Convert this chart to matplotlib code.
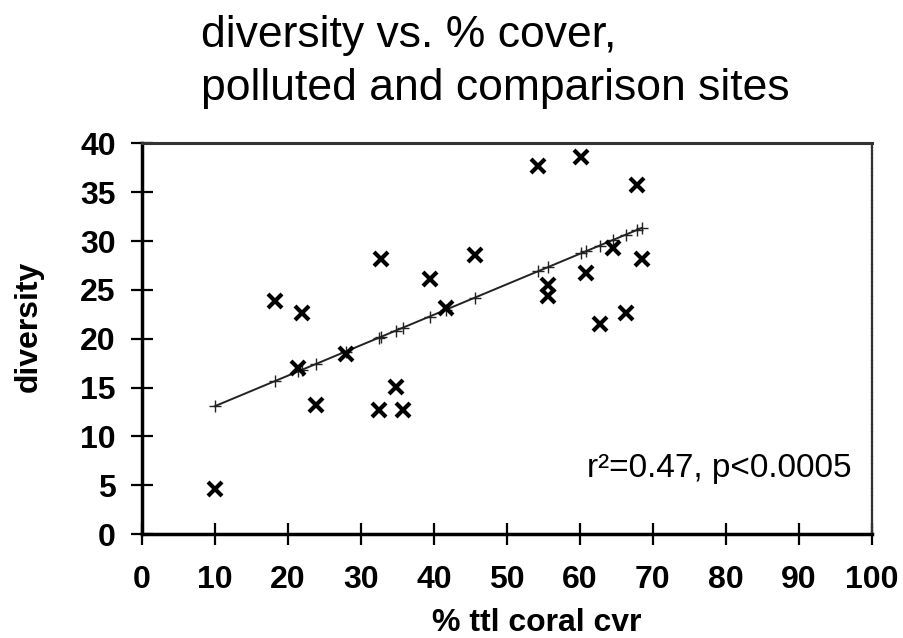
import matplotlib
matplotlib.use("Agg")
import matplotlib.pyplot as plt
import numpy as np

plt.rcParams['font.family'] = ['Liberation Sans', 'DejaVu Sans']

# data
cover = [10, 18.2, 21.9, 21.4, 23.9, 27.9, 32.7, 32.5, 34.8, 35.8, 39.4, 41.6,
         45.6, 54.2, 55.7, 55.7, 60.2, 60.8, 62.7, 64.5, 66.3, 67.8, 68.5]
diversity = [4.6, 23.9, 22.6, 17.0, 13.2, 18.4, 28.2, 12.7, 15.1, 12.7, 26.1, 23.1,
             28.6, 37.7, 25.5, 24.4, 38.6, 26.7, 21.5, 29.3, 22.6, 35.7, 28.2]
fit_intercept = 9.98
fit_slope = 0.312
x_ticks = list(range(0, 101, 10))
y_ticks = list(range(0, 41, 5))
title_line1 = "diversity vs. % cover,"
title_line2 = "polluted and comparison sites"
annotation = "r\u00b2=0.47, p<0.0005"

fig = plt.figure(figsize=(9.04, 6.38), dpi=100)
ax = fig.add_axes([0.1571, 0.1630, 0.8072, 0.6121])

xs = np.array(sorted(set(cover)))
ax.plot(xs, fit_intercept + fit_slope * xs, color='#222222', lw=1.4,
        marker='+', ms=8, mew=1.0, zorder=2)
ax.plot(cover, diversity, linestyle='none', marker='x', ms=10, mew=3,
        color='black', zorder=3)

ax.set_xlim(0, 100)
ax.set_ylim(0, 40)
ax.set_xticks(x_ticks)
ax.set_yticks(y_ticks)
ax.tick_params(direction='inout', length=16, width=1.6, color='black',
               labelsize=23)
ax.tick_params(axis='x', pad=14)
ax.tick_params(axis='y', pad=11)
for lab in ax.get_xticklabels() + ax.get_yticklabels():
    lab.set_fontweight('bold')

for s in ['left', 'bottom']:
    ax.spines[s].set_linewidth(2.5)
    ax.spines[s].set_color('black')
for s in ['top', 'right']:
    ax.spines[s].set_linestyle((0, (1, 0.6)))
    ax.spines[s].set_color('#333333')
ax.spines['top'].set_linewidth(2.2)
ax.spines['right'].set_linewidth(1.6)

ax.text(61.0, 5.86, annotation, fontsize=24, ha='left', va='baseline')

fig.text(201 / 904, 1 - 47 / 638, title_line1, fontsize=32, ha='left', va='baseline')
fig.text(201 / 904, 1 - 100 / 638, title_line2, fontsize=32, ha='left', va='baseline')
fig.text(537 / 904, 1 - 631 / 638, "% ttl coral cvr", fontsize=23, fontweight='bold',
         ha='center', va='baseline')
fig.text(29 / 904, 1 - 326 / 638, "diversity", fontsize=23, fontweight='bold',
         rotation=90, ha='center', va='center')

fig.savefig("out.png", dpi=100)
========
_Objective:_
Everything from the top line of the data down to and including the line with "lab.set_fontweight('bold')" is to be copied, except the pictures.

_Correct answer:_
Convert this chart to matplotlib code.
import matplotlib
matplotlib.use("Agg")
import matplotlib.pyplot as plt
import numpy as np

plt.rcParams['font.family'] = ['Liberation Sans', 'DejaVu Sans']

# data
cover = [10, 18.2, 21.9, 21.4, 23.9, 27.9, 32.7, 32.5, 34.8, 35.8, 39.4, 41.6,
         45.6, 54.2, 55.7, 55.7, 60.2, 60.8, 62.7, 64.5, 66.3, 67.8, 68.5]
diversity = [4.6, 23.9, 22.6, 17.0, 13.2, 18.4, 28.2, 12.7, 15.1, 12.7, 26.1, 23.1,
             28.6, 37.7, 25.5, 24.4, 38.6, 26.7, 21.5, 29.3, 22.6, 35.7, 28.2]
fit_intercept = 9.98
fit_slope = 0.312
x_ticks = list(range(0, 101, 10))
y_ticks = list(range(0, 41, 5))
title_line1 = "diversity vs. % cover,"
title_line2 = "polluted and comparison sites"
annotation = "r\u00b2=0.47, p<0.0005"

fig = plt.figure(figsize=(9.04, 6.38), dpi=100)
ax = fig.add_axes([0.1571, 0.1630, 0.8072, 0.6121])

xs = np.array(sorted(set(cover)))
ax.plot(xs, fit_intercept + fit_slope * xs, color='#222222', lw=1.4,
        marker='+', ms=8, mew=1.0, zorder=2)
ax.plot(cover, diversity, linestyle='none', marker='x', ms=10, mew=3,
        color='black', zorder=3)

ax.set_xlim(0, 100)
ax.set_ylim(0, 40)
ax.set_xticks(x_ticks)
ax.set_yticks(y_ticks)
ax.tick_params(direction='inout', length=16, width=1.6, color='black',
               labelsize=23)
ax.tick_params(axis='x', pad=14)
ax.tick_params(axis='y', pad=11)
for lab in ax.get_xticklabels() + ax.get_yticklabels():
    lab.set_fontweight('bold')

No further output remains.